→ **What you need to do**
Set down the full listing exactly as given. Any pictures are to be left out.

→ **Raw data**

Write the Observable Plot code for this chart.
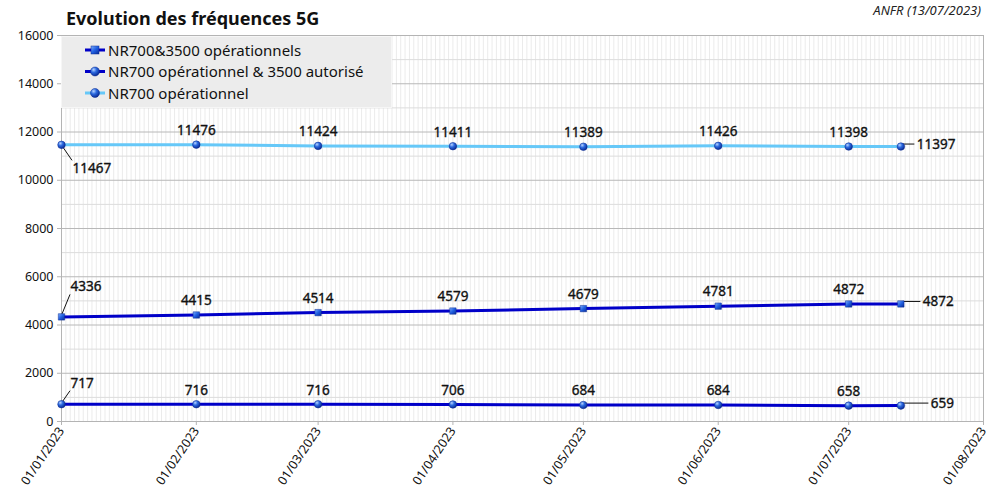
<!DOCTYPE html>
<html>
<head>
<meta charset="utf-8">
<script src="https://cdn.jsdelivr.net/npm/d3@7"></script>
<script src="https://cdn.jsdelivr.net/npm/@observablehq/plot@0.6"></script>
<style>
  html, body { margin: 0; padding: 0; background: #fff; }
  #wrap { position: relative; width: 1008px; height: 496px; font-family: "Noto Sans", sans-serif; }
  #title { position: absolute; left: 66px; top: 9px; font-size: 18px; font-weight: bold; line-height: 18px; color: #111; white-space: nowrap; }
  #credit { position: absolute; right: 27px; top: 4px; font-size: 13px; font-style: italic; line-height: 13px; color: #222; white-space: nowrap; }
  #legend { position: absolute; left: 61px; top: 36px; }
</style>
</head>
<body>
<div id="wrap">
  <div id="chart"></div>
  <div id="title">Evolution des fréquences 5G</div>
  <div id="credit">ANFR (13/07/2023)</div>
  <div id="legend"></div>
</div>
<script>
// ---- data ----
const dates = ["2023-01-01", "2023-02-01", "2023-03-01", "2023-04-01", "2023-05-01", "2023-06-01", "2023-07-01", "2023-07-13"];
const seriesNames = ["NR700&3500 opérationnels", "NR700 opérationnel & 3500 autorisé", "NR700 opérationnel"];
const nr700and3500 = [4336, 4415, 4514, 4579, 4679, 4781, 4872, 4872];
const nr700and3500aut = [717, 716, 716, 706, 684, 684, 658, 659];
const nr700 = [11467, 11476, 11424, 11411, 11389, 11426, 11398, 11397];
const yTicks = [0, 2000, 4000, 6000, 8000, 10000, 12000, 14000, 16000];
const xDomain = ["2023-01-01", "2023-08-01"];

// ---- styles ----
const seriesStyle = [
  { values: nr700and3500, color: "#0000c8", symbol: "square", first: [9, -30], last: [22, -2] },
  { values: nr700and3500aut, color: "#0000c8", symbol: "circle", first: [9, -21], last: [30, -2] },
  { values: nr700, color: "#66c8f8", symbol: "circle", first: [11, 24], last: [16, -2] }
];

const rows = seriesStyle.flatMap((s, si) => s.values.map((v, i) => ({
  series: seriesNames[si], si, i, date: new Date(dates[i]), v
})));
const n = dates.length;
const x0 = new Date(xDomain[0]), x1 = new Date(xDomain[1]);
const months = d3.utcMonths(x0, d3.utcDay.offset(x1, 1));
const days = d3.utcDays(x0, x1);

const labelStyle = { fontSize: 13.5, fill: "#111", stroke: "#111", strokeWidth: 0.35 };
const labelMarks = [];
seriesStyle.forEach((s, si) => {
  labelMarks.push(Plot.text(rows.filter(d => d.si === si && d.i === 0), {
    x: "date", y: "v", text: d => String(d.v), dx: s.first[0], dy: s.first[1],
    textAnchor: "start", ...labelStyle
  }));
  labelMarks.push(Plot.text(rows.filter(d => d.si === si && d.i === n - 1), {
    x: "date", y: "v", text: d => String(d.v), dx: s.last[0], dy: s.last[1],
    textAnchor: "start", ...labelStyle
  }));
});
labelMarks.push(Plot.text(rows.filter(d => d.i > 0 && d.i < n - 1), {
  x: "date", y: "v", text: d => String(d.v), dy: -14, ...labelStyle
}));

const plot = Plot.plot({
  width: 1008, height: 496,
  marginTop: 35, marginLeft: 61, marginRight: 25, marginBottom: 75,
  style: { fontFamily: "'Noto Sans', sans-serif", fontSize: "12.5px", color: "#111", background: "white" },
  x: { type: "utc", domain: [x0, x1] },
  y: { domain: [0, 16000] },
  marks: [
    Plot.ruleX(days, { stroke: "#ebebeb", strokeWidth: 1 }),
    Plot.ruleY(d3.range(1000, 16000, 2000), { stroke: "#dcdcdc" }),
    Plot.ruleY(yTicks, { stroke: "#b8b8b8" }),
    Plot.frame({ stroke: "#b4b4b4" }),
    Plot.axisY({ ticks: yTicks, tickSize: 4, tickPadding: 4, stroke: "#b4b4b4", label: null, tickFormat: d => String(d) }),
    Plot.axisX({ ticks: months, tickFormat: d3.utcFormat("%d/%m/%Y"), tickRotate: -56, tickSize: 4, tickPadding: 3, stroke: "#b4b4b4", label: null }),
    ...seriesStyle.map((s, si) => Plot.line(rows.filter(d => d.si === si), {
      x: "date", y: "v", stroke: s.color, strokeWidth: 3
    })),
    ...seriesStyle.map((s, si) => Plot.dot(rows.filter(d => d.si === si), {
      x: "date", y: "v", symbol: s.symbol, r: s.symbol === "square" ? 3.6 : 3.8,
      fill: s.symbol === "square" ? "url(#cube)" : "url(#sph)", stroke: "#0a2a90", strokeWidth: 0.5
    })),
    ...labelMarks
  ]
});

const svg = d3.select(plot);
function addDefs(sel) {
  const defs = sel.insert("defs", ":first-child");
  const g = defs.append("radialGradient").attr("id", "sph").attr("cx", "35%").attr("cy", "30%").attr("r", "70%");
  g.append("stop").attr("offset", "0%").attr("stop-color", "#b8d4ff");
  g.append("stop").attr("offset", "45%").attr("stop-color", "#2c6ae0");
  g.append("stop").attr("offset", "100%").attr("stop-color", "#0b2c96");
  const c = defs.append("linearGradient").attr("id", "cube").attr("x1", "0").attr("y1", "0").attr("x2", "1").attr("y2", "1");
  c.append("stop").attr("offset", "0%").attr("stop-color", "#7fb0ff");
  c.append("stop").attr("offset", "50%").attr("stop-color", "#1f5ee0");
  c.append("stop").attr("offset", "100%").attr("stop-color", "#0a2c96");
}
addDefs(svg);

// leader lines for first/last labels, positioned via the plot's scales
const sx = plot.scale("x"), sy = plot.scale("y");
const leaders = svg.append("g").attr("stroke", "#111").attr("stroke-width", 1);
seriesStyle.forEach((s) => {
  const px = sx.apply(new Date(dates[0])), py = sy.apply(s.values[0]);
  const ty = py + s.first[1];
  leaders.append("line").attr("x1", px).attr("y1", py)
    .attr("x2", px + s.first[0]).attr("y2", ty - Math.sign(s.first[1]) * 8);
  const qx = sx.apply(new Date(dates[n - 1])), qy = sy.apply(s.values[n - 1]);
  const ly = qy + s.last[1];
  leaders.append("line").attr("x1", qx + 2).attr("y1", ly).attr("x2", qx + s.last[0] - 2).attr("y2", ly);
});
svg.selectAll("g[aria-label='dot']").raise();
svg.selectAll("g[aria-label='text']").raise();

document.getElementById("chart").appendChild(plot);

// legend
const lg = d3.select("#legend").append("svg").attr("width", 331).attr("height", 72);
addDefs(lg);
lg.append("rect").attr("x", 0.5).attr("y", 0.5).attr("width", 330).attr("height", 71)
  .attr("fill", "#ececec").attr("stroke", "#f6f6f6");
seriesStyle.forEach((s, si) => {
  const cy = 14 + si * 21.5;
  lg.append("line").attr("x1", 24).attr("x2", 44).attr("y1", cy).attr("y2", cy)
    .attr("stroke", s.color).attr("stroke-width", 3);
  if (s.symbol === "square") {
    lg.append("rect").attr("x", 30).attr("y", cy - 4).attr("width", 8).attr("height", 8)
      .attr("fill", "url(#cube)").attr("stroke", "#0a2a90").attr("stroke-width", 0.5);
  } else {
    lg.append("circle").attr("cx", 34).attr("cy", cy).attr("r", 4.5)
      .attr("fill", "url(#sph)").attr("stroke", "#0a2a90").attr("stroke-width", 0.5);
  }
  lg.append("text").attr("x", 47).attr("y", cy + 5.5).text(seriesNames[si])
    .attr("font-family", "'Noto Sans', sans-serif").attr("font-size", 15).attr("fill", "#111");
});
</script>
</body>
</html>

→ **Answer to this task**
Write the Observable Plot code for this chart.
<!DOCTYPE html>
<html>
<head>
<meta charset="utf-8">
<script src="https://cdn.jsdelivr.net/npm/d3@7"></script>
<script src="https://cdn.jsdelivr.net/npm/@observablehq/plot@0.6"></script>
<style>
  html, body { margin: 0; padding: 0; background: #fff; }
  #wrap { position: relative; width: 1008px; height: 496px; font-family: "Noto Sans", sans-serif; }
  #title { position: absolute; left: 66px; top: 9px; font-size: 18px; font-weight: bold; line-height: 18px; color: #111; white-space: nowrap; }
  #credit { position: absolute; right: 27px; top: 4px; font-size: 13px; font-style: italic; line-height: 13px; color: #222; white-space: nowrap; }
  #legend { position: absolute; left: 61px; top: 36px; }
</style>
</head>
<body>
<div id="wrap">
  <div id="chart"></div>
  <div id="title">Evolution des fréquences 5G</div>
  <div id="credit">ANFR (13/07/2023)</div>
  <div id="legend"></div>
</div>
<script>
// ---- data ----
const dates = ["2023-01-01", "2023-02-01", "2023-03-01", "2023-04-01", "2023-05-01", "2023-06-01", "2023-07-01", "2023-07-13"];
const seriesNames = ["NR700&3500 opérationnels", "NR700 opérationnel & 3500 autorisé", "NR700 opérationnel"];
const nr700and3500 = [4336, 4415, 4514, 4579, 4679, 4781, 4872, 4872];
const nr700and3500aut = [717, 716, 716, 706, 684, 684, 658, 659];
const nr700 = [11467, 11476, 11424, 11411, 11389, 11426, 11398, 11397];
const yTicks = [0, 2000, 4000, 6000, 8000, 10000, 12000, 14000, 16000];
const xDomain = ["2023-01-01", "2023-08-01"];

// ---- styles ----
const seriesStyle = [
  { values: nr700and3500, color: "#0000c8", symbol: "square", first: [9, -30], last: [22, -2] },
  { values: nr700and3500aut, color: "#0000c8", symbol: "circle", first: [9, -21], last: [30, -2] },
  { values: nr700, color: "#66c8f8", symbol: "circle", first: [11, 24], last: [16, -2] }
];

const rows = seriesStyle.flatMap((s, si) => s.values.map((v, i) => ({
  series: seriesNames[si], si, i, date: new Date(dates[i]), v
})));
const n = dates.length;
const x0 = new Date(xDomain[0]), x1 = new Date(xDomain[1]);
const months = d3.utcMonths(x0, d3.utcDay.offset(x1, 1));
const days = d3.utcDays(x0, x1);

const labelStyle = { fontSize: 13.5, fill: "#111", stroke: "#111", strokeWidth: 0.35 };
const labelMarks = [];
seriesStyle.forEach((s, si) => {
  labelMarks.push(Plot.text(rows.filter(d => d.si === si && d.i === 0), {
    x: "date", y: "v", text: d => String(d.v), dx: s.first[0], dy: s.first[1],
    textAnchor: "start", ...labelStyle
  }));
  labelMarks.push(Plot.text(rows.filter(d => d.si === si && d.i === n - 1), {
    x: "date", y: "v", text: d => String(d.v), dx: s.last[0], dy: s.last[1],
    textAnchor: "start", ...labelStyle
  }));
});
labelMarks.push(Plot.text(rows.filter(d => d.i > 0 && d.i < n - 1), {
  x: "date", y: "v", text: d => String(d.v), dy: -14, ...labelStyle
}));

const plot = Plot.plot({
  width: 1008, height: 496,
  marginTop: 35, marginLeft: 61, marginRight: 25, marginBottom: 75,
  style: { fontFamily: "'Noto Sans', sans-serif", fontSize: "12.5px", color: "#111", background: "white" },
  x: { type: "utc", domain: [x0, x1] },
  y: { domain: [0, 16000] },
  marks: [
    Plot.ruleX(days, { stroke: "#ebebeb", strokeWidth: 1 }),
    Plot.ruleY(d3.range(1000, 16000, 2000), { stroke: "#dcdcdc" }),
    Plot.ruleY(yTicks, { stroke: "#b8b8b8" }),
    Plot.frame({ stroke: "#b4b4b4" }),
    Plot.axisY({ ticks: yTicks, tickSize: 4, tickPadding: 4, stroke: "#b4b4b4", label: null, tickFormat: d => String(d) }),
    Plot.axisX({ ticks: months, tickFormat: d3.utcFormat("%d/%m/%Y"), tickRotate: -56, tickSize: 4, tickPadding: 3, stroke: "#b4b4b4", label: null }),
    ...seriesStyle.map((s, si) => Plot.line(rows.filter(d => d.si === si), {
      x: "date", y: "v", stroke: s.color, strokeWidth: 3
    })),
    ...seriesStyle.map((s, si) => Plot.dot(rows.filter(d => d.si === si), {
      x: "date", y: "v", symbol: s.symbol, r: s.symbol === "square" ? 3.6 : 3.8,
      fill: s.symbol === "square" ? "url(#cube)" : "url(#sph)", stroke: "#0a2a90", strokeWidth: 0.5
    })),
    ...labelMarks
  ]
});

const svg = d3.select(plot);
function addDefs(sel) {
  const defs = sel.insert("defs", ":first-child");
  const g = defs.append("radialGradient").attr("id", "sph").attr("cx", "35%").attr("cy", "30%").attr("r", "70%");
  g.append("stop").attr("offset", "0%").attr("stop-color", "#b8d4ff");
  g.append("stop").attr("offset", "45%").attr("stop-color", "#2c6ae0");
  g.append("stop").attr("offset", "100%").attr("stop-color", "#0b2c96");
  const c = defs.append("linearGradient").attr("id", "cube").attr("x1", "0").attr("y1", "0").attr("x2", "1").attr("y2", "1");
  c.append("stop").attr("offset", "0%").attr("stop-color", "#7fb0ff");
  c.append("stop").attr("offset", "50%").attr("stop-color", "#1f5ee0");
  c.append("stop").attr("offset", "100%").attr("stop-color", "#0a2c96");
}
addDefs(svg);

// leader lines for first/last labels, positioned via the plot's scales
const sx = plot.scale("x"), sy = plot.scale("y");
const leaders = svg.append("g").attr("stroke", "#111").attr("stroke-width", 1);
seriesStyle.forEach((s) => {
  const px = sx.apply(new Date(dates[0])), py = sy.apply(s.values[0]);
  const ty = py + s.first[1];
  leaders.append("line").attr("x1", px).attr("y1", py)
    .attr("x2", px + s.first[0]).attr("y2", ty - Math.sign(s.first[1]) * 8);
  const qx = sx.apply(new Date(dates[n - 1])), qy = sy.apply(s.values[n - 1]);
  const ly = qy + s.last[1];
  leaders.append("line").attr("x1", qx + 2).attr("y1", ly).attr("x2", qx + s.last[0] - 2).attr("y2", ly);
});
svg.selectAll("g[aria-label='dot']").raise();
svg.selectAll("g[aria-label='text']").raise();

document.getElementById("chart").appendChild(plot);

// legend
const lg = d3.select("#legend").append("svg").attr("width", 331).attr("height", 72);
addDefs(lg);
lg.append("rect").attr("x", 0.5).attr("y", 0.5).attr("width", 330).attr("height", 71)
  .attr("fill", "#ececec").attr("stroke", "#f6f6f6");
seriesStyle.forEach((s, si) => {
  const cy = 14 + si * 21.5;
  lg.append("line").attr("x1", 24).attr("x2", 44).attr("y1", cy).attr("y2", cy)
    .attr("stroke", s.color).attr("stroke-width", 3);
  if (s.symbol === "square") {
    lg.append("rect").attr("x", 30).attr("y", cy - 4).attr("width", 8).attr("height", 8)
      .attr("fill", "url(#cube)").attr("stroke", "#0a2a90").attr("stroke-width", 0.5);
  } else {
    lg.append("circle").attr("cx", 34).attr("cy", cy).attr("r", 4.5)
      .attr("fill", "url(#sph)").attr("stroke", "#0a2a90").attr("stroke-width", 0.5);
  }
  lg.append("text").attr("x", 47).attr("y", cy + 5.5).text(seriesNames[si])
    .attr("font-family", "'Noto Sans', sans-serif").attr("font-size", 15).attr("fill", "#111");
});
</script>
</body>
</html>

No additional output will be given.